The script write the investigation JSON to stdout and needs to be redirected to a file. We can then use the MIG command line to run the investigation file.

$ ./make-pubkeys-investigation.py > /tmp/investigate_pubkeys.json
$ mig -i /tmp/investigate_pubkeys.json
[info] launching action from file, all flags are ignored
3124 agents will be targeted. ctrl+c to cancel. launching in 5 4 3 2 1 GO
Following action ID 4898767262251.status=inflight......status=completed
- 100.0% done in 34.848325918s
3124 sent, 3124 done, 3124 succeeded
server.example.net /home/bob/.ssh/authorized_keys [lastmodified:2014-05-30 04:04:45 +0000 UTC, mode:-rw-------, size:968] in search 'bob_ssh_pubkeys'
[...]
17 agent have found results

In conclusion

When maintaining the security of a large infrastructure, it is critical to separate the components that perform the configuration from the components that verify the configuration.

While MIG was written primarily as a security investigation platform, its low-level file investigation capabilities can be used to assert the integrity of configurations organization-wide.

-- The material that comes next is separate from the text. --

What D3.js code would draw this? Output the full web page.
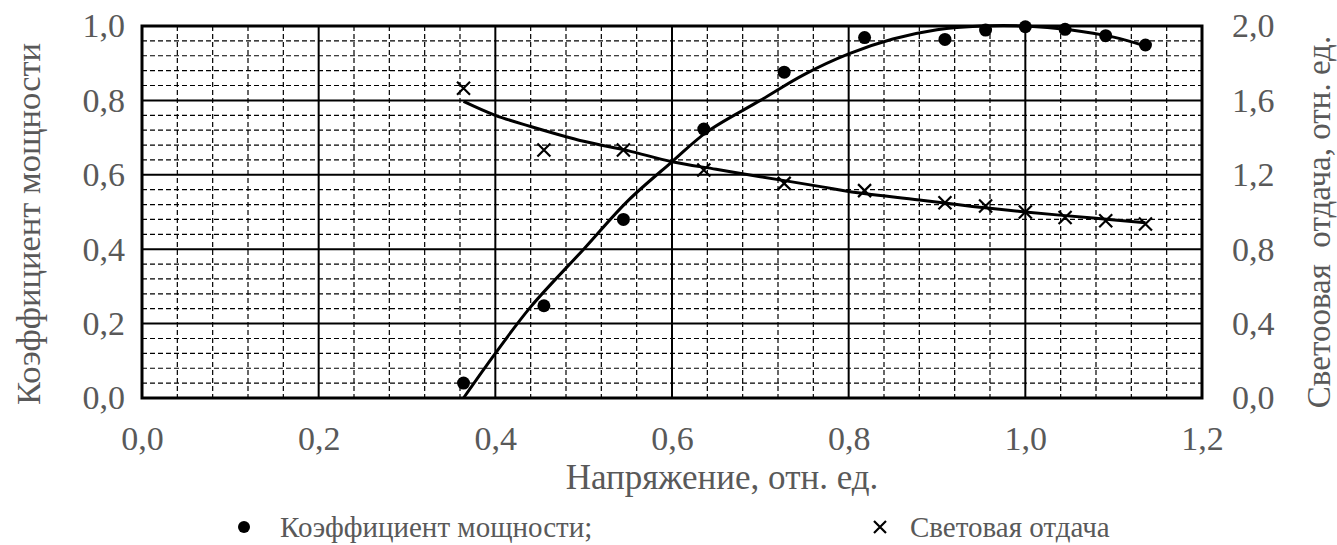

This post shows how checks that verify the integrity of SSH Authorized Keys files can be executed using MIG. The checks are designed to consume negligible amounts of resources, and as such should be automated to run every few days in an approach that should be reused for a large amount of sensitive configuration files.

Test your infra, the same way you would test your applications!